Q - ...ce sera difficile, il y a le veto russe.
R - ...l’ordre qui est compétent soit et nous y travaillons, Français, Allemands avec d’autres partenaires.
Q - Donc un tribunal spécial.
R - Donc un tribunal ad hoc qui pourrait être un tribunal dit hybride s’appuyant sur le droit ukrainien et s’adossant à la Cour pénale internationale, nous y travaillons, c’est une hypothèse. Il faut en tout état de cause qu’un tel tribunal civil, s’il était créé, soit légitime et ait, deuxièmement, une valeur ajoutée par rapport à l’ordre international existant.
Q - On a vu M. Milosevic, le Serbe jugé ...
R - Absolument.
Q - La puissance européenne, puissance militaire, on en a parlé, économique. On voit que les États-Unis font une concurrence considérable, notamment pour attirer des entreprises. Le Président de la République a été très offensif là-dessus, en disant : il y a quelque chose comme une concurrence déloyale. Est-ce que vous espérez que l’Allemagne vous rejoigne dans ce sens-là, pour être plus solidaires face aux États-Unis ?
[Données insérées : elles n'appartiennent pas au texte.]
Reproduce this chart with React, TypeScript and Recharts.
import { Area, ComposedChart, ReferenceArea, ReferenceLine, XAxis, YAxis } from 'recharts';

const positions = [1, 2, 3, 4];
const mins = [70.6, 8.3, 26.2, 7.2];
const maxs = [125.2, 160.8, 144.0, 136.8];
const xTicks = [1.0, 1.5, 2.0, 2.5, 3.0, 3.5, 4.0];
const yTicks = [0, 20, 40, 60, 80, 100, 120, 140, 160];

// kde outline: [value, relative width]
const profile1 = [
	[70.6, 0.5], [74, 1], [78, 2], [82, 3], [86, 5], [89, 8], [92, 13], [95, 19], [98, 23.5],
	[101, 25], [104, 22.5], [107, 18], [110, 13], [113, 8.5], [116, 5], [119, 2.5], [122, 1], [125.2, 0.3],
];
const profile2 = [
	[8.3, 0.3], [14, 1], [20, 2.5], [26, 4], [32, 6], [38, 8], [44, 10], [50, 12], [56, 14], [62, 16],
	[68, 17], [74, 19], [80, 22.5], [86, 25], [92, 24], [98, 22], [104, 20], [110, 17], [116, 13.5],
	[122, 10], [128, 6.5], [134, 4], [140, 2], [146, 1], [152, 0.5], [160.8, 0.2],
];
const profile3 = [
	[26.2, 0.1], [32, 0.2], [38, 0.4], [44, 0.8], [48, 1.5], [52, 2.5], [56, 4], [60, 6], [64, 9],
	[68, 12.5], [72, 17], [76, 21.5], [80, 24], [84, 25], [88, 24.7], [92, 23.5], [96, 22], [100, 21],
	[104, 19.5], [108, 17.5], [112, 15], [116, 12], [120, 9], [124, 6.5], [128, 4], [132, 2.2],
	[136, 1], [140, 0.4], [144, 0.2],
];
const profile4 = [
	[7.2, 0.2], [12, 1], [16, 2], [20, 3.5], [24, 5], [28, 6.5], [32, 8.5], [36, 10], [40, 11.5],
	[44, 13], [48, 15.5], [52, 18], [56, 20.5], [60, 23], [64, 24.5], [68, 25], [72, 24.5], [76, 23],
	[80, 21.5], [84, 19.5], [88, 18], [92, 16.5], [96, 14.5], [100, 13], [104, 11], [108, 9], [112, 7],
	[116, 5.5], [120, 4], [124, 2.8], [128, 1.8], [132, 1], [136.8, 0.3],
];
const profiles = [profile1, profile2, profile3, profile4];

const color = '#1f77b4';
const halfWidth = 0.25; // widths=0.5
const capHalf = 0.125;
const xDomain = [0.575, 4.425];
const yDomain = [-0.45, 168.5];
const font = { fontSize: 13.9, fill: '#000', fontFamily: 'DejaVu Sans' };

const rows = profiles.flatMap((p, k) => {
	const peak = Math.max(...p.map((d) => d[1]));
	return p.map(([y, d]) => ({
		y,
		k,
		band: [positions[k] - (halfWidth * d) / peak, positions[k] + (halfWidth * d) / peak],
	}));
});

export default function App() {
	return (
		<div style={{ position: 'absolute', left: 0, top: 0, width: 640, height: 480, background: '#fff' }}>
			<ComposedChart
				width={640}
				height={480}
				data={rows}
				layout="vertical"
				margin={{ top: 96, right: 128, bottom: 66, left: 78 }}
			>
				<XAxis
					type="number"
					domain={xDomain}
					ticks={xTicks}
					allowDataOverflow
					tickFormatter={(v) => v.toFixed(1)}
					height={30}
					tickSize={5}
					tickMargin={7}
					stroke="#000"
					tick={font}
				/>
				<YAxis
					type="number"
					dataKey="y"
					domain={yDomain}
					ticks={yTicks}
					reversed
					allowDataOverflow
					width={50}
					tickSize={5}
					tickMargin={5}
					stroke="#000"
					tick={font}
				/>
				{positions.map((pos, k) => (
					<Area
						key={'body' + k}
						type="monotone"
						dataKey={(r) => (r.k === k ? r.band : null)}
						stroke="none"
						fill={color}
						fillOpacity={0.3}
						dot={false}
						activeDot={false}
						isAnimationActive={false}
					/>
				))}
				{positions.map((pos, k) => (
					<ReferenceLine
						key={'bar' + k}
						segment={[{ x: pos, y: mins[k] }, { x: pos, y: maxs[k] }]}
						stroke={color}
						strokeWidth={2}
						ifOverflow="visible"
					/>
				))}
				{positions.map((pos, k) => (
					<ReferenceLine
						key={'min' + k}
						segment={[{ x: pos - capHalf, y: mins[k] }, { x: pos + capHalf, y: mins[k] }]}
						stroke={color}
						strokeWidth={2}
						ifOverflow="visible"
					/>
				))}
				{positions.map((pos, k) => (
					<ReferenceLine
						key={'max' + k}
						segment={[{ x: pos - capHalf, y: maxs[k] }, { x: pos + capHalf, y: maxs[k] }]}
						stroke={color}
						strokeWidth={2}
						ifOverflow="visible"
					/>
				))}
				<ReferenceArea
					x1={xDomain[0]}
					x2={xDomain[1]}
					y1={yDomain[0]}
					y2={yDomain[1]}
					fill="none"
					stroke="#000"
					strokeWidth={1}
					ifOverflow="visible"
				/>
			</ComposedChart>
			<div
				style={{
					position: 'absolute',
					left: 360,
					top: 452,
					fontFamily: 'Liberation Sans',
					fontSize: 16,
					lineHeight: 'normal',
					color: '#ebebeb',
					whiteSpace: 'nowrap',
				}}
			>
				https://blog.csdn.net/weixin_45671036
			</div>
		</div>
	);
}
R - Je crois que c’est le cas, parce que si nous comprenons le besoin qu’ont les États-Unis de réduire leur dépendance à l’égard de la Chine et d’industrialiser leur pays en regardant vers l’avenir, c’est-à-dire en attirant des investissements permettant des technologies décarbonées et des technologies d’avenir, ça a des conséquences sur l’Union européenne. Il y a des risques de désinvestissement, des risques de désindustrialisation et donc nous sommes en train d’élaborer, Français, Allemands et bientôt Européens avec un Conseil européen au début du mois de février une réponse commune pour peut-être accélérer nos propres programmes, faire, je dirais, plus vite et plus fort. Nous en avons parlé aujourd’hui, le Chancelier et le Président de la République et les deux gouvernements en ont parlé aujourd’hui.
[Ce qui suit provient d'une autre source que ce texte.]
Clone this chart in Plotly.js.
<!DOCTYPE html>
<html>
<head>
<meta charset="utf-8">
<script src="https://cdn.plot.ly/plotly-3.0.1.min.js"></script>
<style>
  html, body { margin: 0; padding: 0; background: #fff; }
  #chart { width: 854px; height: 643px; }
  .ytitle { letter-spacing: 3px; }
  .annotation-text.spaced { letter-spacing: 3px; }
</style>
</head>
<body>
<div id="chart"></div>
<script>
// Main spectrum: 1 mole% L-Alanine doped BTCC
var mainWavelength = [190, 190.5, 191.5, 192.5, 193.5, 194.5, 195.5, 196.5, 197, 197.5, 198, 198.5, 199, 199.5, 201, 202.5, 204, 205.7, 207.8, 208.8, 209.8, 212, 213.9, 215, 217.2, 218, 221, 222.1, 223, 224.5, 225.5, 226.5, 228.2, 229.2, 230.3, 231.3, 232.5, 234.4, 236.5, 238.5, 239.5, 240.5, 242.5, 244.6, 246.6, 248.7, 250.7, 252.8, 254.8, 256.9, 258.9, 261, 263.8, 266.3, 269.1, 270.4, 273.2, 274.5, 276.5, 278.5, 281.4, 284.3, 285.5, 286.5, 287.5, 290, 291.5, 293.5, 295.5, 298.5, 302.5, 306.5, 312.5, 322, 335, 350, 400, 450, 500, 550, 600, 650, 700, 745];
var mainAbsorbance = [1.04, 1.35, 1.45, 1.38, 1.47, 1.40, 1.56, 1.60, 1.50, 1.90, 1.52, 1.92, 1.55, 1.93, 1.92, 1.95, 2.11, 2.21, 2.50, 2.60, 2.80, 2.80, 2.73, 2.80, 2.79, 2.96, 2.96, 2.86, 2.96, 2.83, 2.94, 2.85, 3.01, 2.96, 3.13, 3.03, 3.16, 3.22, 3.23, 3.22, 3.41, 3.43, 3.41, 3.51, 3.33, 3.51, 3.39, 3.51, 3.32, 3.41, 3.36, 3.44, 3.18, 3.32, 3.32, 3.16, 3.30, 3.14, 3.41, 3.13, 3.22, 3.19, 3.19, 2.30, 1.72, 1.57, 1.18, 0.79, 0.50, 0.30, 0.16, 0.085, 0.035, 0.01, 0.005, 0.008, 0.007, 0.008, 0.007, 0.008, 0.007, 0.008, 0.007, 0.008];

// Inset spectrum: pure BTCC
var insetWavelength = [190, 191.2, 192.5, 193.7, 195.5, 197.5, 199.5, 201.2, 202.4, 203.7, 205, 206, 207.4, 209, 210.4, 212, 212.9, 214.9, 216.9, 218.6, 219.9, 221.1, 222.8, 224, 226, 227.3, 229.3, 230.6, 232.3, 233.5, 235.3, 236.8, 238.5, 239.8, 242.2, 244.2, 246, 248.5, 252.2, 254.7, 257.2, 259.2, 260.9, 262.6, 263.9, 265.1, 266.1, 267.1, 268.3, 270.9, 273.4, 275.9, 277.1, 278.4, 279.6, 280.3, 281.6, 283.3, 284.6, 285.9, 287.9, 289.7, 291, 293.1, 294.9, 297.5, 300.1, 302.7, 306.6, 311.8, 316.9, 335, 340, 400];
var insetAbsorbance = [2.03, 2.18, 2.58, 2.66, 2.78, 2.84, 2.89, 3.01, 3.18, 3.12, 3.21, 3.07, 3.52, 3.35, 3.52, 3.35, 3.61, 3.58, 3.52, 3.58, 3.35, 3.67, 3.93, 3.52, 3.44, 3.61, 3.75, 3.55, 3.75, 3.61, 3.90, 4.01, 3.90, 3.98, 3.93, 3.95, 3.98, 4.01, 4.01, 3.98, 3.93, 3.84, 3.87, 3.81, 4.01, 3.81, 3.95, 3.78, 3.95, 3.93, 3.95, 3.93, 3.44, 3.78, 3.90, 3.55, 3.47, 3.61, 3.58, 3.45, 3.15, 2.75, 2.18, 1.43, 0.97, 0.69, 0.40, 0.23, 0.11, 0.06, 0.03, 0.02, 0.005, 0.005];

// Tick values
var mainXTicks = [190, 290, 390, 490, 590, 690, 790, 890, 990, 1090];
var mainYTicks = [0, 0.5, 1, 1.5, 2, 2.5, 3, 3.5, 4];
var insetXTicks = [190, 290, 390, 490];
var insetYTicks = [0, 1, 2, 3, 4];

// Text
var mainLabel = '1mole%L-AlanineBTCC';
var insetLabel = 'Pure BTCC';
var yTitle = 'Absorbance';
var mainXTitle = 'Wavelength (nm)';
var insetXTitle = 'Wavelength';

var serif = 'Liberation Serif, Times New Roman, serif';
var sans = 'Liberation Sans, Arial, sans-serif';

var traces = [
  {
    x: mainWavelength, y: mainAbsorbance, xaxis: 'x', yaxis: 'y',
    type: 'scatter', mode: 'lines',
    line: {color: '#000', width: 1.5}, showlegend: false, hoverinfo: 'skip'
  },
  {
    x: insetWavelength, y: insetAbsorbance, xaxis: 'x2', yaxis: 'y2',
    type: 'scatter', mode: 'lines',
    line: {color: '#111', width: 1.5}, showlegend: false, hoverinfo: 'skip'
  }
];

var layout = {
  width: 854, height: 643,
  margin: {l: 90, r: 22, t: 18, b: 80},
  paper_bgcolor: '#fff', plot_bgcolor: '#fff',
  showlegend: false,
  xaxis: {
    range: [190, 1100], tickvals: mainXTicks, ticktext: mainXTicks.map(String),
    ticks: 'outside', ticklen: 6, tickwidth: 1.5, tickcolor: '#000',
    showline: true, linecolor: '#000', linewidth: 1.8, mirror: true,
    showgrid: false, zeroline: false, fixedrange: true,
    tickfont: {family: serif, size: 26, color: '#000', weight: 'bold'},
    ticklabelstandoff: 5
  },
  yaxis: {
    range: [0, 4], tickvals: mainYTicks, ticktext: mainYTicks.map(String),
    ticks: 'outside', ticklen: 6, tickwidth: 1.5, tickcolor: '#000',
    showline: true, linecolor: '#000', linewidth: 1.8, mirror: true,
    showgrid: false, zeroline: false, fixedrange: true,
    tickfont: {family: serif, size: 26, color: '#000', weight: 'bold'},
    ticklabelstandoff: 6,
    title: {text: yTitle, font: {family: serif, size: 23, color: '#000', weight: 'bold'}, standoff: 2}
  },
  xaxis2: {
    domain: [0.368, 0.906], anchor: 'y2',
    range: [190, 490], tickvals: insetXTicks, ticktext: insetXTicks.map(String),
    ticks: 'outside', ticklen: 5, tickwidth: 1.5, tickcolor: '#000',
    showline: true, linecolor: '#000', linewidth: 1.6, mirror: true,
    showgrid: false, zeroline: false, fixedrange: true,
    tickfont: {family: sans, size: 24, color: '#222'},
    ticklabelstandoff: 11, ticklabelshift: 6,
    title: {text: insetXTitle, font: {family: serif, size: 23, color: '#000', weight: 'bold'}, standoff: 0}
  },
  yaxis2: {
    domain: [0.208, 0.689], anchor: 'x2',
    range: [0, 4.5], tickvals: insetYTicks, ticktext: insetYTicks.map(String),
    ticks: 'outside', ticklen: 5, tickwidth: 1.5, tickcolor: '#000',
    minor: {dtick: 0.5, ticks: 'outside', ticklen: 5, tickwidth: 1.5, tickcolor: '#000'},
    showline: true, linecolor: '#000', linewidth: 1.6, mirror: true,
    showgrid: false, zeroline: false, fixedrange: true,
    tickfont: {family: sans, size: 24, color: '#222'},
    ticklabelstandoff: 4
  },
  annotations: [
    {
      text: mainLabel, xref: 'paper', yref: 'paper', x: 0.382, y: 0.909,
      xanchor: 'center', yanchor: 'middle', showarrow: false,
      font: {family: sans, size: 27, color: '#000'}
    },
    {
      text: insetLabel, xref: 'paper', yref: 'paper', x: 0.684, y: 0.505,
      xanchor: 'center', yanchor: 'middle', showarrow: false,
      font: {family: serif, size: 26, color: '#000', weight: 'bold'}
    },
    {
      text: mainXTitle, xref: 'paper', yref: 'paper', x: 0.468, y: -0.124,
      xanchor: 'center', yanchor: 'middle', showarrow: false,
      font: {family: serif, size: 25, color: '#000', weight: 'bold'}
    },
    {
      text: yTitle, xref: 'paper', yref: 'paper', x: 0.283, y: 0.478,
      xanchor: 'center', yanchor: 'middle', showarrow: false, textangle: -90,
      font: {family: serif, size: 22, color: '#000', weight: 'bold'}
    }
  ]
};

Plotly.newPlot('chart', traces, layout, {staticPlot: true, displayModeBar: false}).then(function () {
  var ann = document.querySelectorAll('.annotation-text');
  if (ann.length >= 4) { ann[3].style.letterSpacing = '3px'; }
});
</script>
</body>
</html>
Q - Est-ce que les Américains doivent faire un effort sur les prix du gaz ? Pour l’instant, le gaz que vous ne prenez plus en Allemagne vient beaucoup des États-Unis, mais ils le vendent cher, trop cher, disait le Bruno Le Maire. C’est toujours le cas ?
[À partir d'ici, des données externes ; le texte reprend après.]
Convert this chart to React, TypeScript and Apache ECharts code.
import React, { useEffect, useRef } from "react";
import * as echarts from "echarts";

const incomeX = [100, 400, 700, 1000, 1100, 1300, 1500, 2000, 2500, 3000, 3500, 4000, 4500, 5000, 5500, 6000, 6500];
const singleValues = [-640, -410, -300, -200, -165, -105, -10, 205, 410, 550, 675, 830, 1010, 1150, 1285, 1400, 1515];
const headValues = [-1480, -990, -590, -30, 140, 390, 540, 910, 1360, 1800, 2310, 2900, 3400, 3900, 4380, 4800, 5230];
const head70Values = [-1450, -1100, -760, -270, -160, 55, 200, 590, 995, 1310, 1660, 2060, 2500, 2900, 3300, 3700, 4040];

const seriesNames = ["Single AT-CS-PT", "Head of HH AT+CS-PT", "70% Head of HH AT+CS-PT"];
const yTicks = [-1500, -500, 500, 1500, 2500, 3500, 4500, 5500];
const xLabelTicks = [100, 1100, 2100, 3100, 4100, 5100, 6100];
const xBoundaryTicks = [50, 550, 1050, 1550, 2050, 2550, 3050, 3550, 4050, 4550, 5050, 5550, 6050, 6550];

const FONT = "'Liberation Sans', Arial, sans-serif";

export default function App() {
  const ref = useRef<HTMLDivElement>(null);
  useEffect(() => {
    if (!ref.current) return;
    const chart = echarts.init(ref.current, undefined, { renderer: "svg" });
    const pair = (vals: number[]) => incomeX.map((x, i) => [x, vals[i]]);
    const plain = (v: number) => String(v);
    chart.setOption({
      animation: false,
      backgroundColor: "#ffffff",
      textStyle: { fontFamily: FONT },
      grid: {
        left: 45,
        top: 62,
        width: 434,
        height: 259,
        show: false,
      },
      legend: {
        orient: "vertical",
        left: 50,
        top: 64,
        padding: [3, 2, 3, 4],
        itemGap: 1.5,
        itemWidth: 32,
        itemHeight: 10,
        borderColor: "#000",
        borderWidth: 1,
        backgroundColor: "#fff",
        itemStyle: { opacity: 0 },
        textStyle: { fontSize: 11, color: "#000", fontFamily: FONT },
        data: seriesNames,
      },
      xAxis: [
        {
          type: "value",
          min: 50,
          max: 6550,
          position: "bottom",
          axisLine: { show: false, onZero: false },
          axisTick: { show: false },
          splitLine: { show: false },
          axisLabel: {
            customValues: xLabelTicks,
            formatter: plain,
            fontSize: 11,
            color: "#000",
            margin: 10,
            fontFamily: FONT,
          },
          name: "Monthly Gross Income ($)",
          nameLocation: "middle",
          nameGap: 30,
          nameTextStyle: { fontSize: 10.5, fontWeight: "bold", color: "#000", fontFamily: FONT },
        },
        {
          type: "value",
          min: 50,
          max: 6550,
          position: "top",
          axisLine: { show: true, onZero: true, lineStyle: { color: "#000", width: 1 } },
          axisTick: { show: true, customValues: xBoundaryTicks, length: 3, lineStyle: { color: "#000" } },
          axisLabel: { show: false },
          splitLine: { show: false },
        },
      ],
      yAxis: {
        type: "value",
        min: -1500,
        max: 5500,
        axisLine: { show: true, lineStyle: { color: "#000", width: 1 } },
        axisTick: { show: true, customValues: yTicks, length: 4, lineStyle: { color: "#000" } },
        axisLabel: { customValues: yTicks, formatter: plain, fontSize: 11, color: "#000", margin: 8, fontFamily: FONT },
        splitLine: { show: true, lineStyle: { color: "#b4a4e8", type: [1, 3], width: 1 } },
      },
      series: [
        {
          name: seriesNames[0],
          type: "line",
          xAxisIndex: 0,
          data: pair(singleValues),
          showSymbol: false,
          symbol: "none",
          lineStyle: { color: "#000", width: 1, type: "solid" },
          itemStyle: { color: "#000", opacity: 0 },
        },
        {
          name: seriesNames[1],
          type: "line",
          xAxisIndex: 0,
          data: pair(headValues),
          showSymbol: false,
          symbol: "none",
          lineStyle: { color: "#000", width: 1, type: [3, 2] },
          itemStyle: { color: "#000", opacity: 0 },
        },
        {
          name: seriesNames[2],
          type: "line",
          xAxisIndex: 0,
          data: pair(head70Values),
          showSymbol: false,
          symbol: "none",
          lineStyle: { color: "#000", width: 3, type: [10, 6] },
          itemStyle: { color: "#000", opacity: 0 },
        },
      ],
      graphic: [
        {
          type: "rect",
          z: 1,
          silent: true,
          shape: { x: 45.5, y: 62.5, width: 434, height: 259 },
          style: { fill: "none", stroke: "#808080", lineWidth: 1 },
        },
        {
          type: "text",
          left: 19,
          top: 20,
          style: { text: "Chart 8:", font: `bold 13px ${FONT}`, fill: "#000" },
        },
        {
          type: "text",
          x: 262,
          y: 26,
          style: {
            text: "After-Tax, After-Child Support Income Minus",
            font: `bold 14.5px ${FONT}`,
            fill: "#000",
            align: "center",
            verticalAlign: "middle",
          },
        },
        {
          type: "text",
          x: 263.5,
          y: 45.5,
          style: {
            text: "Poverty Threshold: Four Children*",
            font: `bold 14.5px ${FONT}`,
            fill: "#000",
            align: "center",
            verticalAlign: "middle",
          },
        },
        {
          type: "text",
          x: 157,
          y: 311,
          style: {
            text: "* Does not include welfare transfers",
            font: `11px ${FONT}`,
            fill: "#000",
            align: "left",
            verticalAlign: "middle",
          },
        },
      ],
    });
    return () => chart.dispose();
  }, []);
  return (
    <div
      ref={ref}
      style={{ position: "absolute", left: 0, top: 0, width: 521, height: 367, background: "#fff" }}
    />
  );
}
R - Les prix mondiaux du gaz ont rebaissé, mais nous avions mis en place des mécanismes de plafonnement pour protéger nos populations, il le fallait. Maintenant les marchés évoluent et le prix est revenu à la baisse.
(...)
Q - Vous partagez ça ; vous avez chacun, dans ce sens-là, vos oppositions : l’AFD en Allemagne, Mme Le Pen en France ; vous pensez vraiment que vous avez besoin de l’immigration ?
R - Nous sommes dans une situation qui est objectivement un peu différente puisque la natalité française est meilleure que la natalité allemande. Nous ne sommes pas en déclin démographique pour parler très clairement...
Q - Ce n’est pas assez pour payer les retraites des générations suivantes !
R - Ça, c’est un autre débat…. mais je crois que tout comme l’Allemagne, qu’il est important de développer des politiques qui permettent d’attirer un certain nombre de talents, donc nous cherchons à développer notre attractivité et puis bien sûr à assurer notre devoir en matière de protection de ceux qui demandent l’asile parce qu’ils seraient persécutés et parallèlement, de lutter contre l’immigration illégale. Il est très important de séparer les deux : l’immigration légale et l’immigration illégale, ce ne sont pas la même chose du tout. (…)./.